------ Supplied data ------
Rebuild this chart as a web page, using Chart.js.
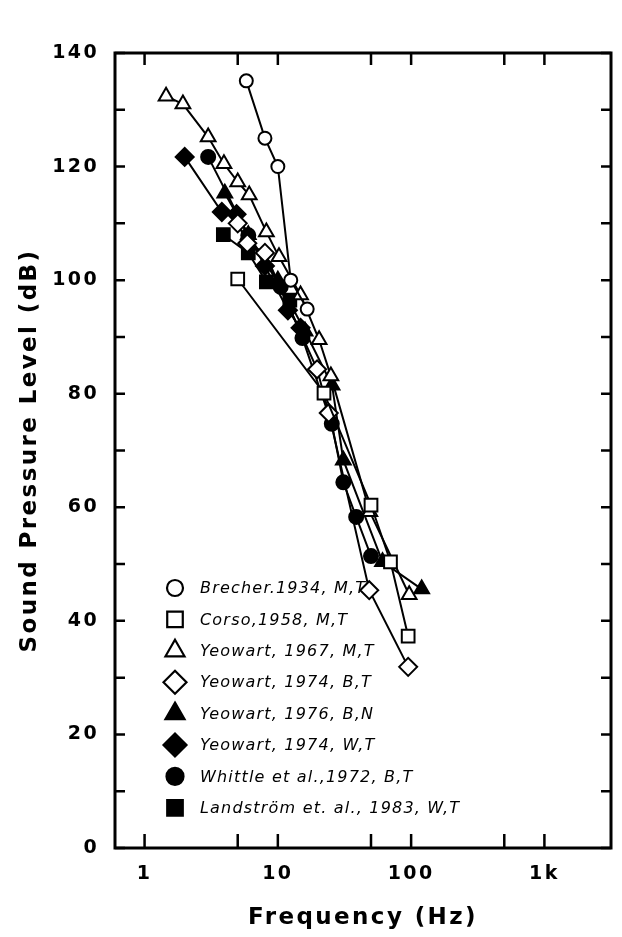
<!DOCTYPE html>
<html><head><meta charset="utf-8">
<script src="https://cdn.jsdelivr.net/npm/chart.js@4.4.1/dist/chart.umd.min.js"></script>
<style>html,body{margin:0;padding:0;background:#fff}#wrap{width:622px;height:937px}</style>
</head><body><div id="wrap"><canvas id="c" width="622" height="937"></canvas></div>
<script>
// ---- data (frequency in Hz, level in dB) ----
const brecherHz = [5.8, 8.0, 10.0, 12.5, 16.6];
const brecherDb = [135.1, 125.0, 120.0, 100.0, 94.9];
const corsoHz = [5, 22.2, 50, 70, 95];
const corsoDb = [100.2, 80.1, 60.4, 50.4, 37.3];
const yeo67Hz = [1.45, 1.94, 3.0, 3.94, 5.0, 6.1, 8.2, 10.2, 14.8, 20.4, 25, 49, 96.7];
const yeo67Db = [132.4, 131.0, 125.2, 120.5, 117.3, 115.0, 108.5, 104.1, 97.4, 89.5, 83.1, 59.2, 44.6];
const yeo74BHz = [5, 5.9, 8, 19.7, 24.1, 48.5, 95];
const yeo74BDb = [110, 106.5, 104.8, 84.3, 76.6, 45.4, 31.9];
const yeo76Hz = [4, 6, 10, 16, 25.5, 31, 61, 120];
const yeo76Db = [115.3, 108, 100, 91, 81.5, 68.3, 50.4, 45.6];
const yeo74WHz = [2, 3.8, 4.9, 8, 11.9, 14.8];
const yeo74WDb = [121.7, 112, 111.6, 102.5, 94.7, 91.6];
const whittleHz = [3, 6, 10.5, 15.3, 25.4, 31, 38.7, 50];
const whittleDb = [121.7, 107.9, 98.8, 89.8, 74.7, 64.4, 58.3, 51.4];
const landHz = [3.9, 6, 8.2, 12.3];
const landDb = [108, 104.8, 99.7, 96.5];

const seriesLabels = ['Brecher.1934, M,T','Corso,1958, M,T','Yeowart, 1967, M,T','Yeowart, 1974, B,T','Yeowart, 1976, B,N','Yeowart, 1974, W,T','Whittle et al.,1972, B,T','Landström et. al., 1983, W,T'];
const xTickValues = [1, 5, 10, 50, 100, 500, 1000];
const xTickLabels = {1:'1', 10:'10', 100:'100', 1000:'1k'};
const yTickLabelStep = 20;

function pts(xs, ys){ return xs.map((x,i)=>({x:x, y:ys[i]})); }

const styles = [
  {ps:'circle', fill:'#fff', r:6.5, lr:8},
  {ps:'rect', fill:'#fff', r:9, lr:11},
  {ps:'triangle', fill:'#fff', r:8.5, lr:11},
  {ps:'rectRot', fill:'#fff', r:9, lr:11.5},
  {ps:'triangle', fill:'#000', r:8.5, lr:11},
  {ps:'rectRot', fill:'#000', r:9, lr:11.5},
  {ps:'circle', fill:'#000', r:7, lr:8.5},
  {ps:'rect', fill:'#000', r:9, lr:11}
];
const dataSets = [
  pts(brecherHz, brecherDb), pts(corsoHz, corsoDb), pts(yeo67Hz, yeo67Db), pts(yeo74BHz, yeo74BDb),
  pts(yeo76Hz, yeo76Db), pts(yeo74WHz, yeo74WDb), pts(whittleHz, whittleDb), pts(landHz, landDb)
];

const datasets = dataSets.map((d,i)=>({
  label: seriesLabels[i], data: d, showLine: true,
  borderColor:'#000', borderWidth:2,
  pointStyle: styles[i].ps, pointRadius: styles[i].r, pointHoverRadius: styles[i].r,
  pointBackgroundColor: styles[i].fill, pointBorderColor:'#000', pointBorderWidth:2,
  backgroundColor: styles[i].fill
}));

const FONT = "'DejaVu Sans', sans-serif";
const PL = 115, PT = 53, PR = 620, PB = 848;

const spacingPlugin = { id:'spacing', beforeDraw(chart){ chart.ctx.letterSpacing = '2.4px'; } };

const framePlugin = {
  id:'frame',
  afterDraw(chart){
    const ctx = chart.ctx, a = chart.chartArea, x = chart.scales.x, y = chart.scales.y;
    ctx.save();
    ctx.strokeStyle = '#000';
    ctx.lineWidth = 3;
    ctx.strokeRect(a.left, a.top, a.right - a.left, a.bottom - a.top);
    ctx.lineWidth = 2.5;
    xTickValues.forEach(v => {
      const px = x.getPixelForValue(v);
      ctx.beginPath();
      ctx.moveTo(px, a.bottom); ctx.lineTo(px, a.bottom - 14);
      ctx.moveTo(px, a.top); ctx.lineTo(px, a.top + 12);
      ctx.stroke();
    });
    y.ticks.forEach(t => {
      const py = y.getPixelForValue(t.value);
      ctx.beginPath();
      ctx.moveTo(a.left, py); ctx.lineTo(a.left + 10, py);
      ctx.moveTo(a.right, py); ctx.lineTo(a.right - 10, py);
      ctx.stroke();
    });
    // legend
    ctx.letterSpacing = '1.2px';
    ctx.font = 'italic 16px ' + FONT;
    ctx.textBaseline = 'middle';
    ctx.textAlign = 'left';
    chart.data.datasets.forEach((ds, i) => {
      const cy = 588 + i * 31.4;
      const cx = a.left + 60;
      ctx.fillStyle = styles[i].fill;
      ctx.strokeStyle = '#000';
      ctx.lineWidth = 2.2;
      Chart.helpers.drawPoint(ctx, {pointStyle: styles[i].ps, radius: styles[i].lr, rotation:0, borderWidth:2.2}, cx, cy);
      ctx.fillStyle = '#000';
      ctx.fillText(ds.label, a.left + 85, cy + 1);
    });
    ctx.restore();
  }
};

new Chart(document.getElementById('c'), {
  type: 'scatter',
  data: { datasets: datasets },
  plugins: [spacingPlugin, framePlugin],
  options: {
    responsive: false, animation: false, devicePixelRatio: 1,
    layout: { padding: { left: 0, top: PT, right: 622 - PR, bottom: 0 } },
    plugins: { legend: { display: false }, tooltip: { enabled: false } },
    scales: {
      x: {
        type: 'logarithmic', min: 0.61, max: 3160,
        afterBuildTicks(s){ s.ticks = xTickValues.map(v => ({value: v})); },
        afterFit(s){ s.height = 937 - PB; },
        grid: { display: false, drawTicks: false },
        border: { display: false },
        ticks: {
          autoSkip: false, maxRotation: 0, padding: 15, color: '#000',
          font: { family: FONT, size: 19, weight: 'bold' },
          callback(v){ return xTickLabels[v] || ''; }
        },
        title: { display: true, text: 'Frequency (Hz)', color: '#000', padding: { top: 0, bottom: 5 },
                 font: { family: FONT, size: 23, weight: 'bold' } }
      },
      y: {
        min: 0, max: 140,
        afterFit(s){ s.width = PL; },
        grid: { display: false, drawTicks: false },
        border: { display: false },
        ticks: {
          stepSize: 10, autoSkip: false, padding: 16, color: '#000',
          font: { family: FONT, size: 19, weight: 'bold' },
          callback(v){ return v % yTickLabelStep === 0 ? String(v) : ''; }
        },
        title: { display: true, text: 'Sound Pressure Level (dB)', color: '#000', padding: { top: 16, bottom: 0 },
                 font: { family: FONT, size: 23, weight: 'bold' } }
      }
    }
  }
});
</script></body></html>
------
Leave out any pictures, please, and quote only the lines from the top of the data through the line that contains "const landDb = [108, 104.8, 99.7, 96.5];".

**Final result**.
Rebuild this chart as a web page, using Chart.js.
<!DOCTYPE html>
<html><head><meta charset="utf-8">
<script src="https://cdn.jsdelivr.net/npm/chart.js@4.4.1/dist/chart.umd.min.js"></script>
<style>html,body{margin:0;padding:0;background:#fff}#wrap{width:622px;height:937px}</style>
</head><body><div id="wrap"><canvas id="c" width="622" height="937"></canvas></div>
<script>
// ---- data (frequency in Hz, level in dB) ----
const brecherHz = [5.8, 8.0, 10.0, 12.5, 16.6];
const brecherDb = [135.1, 125.0, 120.0, 100.0, 94.9];
const corsoHz = [5, 22.2, 50, 70, 95];
const corsoDb = [100.2, 80.1, 60.4, 50.4, 37.3];
const yeo67Hz = [1.45, 1.94, 3.0, 3.94, 5.0, 6.1, 8.2, 10.2, 14.8, 20.4, 25, 49, 96.7];
const yeo67Db = [132.4, 131.0, 125.2, 120.5, 117.3, 115.0, 108.5, 104.1, 97.4, 89.5, 83.1, 59.2, 44.6];
const yeo74BHz = [5, 5.9, 8, 19.7, 24.1, 48.5, 95];
const yeo74BDb = [110, 106.5, 104.8, 84.3, 76.6, 45.4, 31.9];
const yeo76Hz = [4, 6, 10, 16, 25.5, 31, 61, 120];
const yeo76Db = [115.3, 108, 100, 91, 81.5, 68.3, 50.4, 45.6];
const yeo74WHz = [2, 3.8, 4.9, 8, 11.9, 14.8];
const yeo74WDb = [121.7, 112, 111.6, 102.5, 94.7, 91.6];
const whittleHz = [3, 6, 10.5, 15.3, 25.4, 31, 38.7, 50];
const whittleDb = [121.7, 107.9, 98.8, 89.8, 74.7, 64.4, 58.3, 51.4];
const landHz = [3.9, 6, 8.2, 12.3];
const landDb = [108, 104.8, 99.7, 96.5];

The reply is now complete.